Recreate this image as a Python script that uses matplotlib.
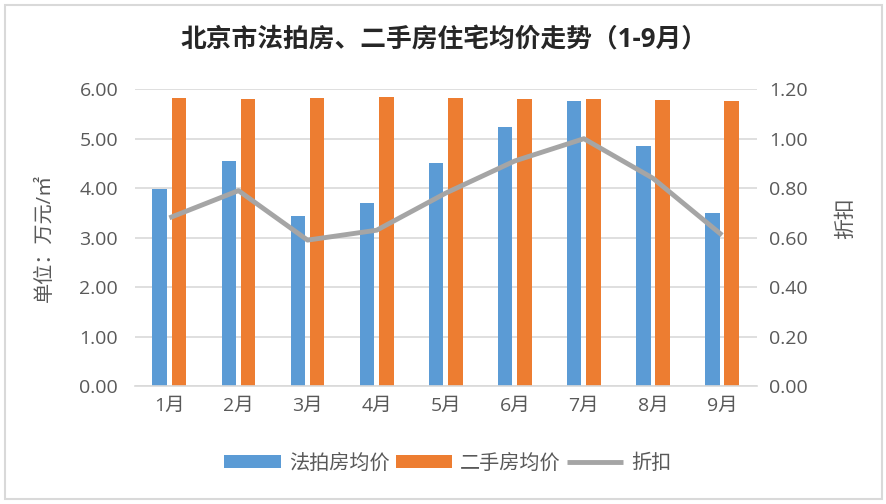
import numpy as np
import matplotlib.pyplot as plt
from matplotlib.patches import Rectangle

plt.rcParams['font.family'] = ['Open Sans', 'Noto Sans CJK SC', 'DejaVu Sans']

# 数据
months = ['1月', '2月', '3月', '4月', '5月', '6月', '7月', '8月', '9月']
auction_price = [3.98, 4.55, 3.43, 3.70, 4.50, 5.23, 5.76, 4.85, 3.50]
second_hand_price = [5.82, 5.80, 5.82, 5.85, 5.82, 5.80, 5.80, 5.78, 5.76]
discount = [0.68, 0.79, 0.59, 0.63, 0.78, 0.91, 1.00, 0.84, 0.61]

blue = '#5B9BD5'
orange = '#ED7D31'
grey = '#A5A5A5'
text_col = '#595959'

fig = plt.figure(figsize=(8.87, 5.04), dpi=100)
ax = fig.add_axes([0.152, 0.234, 0.701, 0.589])
ax2 = ax.twinx()

x = np.arange(len(months))
w = 0.21
ax.bar(x - 0.14, auction_price, w, color=blue, label='法拍房均价', zorder=2)
ax.bar(x + 0.14, second_hand_price, w, color=orange, label='二手房均价', zorder=2)
ax2.plot(x, discount, color=grey, lw=3.5, label='折扣', solid_capstyle='butt')

ax.set_xlim(-0.5, len(months) - 0.5)
ax.set_ylim(0, 6)
ax.set_yticks(np.arange(0, 6.01, 1))
ax.set_yticklabels(['%.2f' % v for v in np.arange(0, 6.01, 1)])
ax2.set_ylim(0, 1.2)
ax2.set_yticks(np.arange(0, 1.21, 0.2))
ax2.set_yticklabels(['%.2f' % v for v in np.arange(0, 1.21, 0.2)])
ax.set_xticks(x)
ax.set_xticklabels(months)

ax.grid(axis='y', color='#D9D9D9', lw=1.2, zorder=0)
ax.set_axisbelow(True)
for a in (ax, ax2):
    for s in a.spines.values():
        s.set_visible(False)
    a.tick_params(length=0, labelsize=14, colors=text_col)
ax.spines['bottom'].set_visible(True)
ax.spines['bottom'].set_color('#D9D9D9')
ax.spines['bottom'].set_linewidth(1.2)
ax.tick_params(axis='y', pad=12)
ax.tick_params(axis='x', pad=8)
ax2.tick_params(axis='y', pad=9)

ax.set_ylabel('单位：万元/㎡', fontsize=14.5, color=text_col)
ax.yaxis.set_label_coords(-0.128, 0.5)
ax2.set_ylabel('折扣', fontsize=15, color=text_col, rotation=90)
ax2.yaxis.set_label_coords(1.127, 0.566)

fig.suptitle('北京市法拍房、二手房住宅均价走势（1-9月）', x=0.5, y=0.92,
             va='center', fontsize=18.5, fontweight='bold', color='#262626')

h1, l1 = ax.get_legend_handles_labels()
h2, l2 = ax2.get_legend_handles_labels()
fig.legend(h1 + h2, l1 + l2, loc='center', bbox_to_anchor=(0.505, 0.08), ncol=3,
           frameon=False, fontsize=14.5, labelcolor=text_col, handlelength=2.8,
           handleheight=0.55, handletextpad=0.4, columnspacing=0.3)

fig.patches.append(Rectangle((0.006, 0.01), 0.988, 0.98, transform=fig.transFigure,
                             fill=False, edgecolor='#D9D9D9', lw=1.5))

fig.savefig('out.png', dpi=100)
┄┄┄┄┄┄┄┄┄┄┄┄┄┄┄┄┄┄┄┄
The request: List the lines of the material in which the word "matplotlib" occurs.

Task result:
Recreate this image as a Python script that uses matplotlib.
import matplotlib.pyplot as plt
from matplotlib.patches import Rectangle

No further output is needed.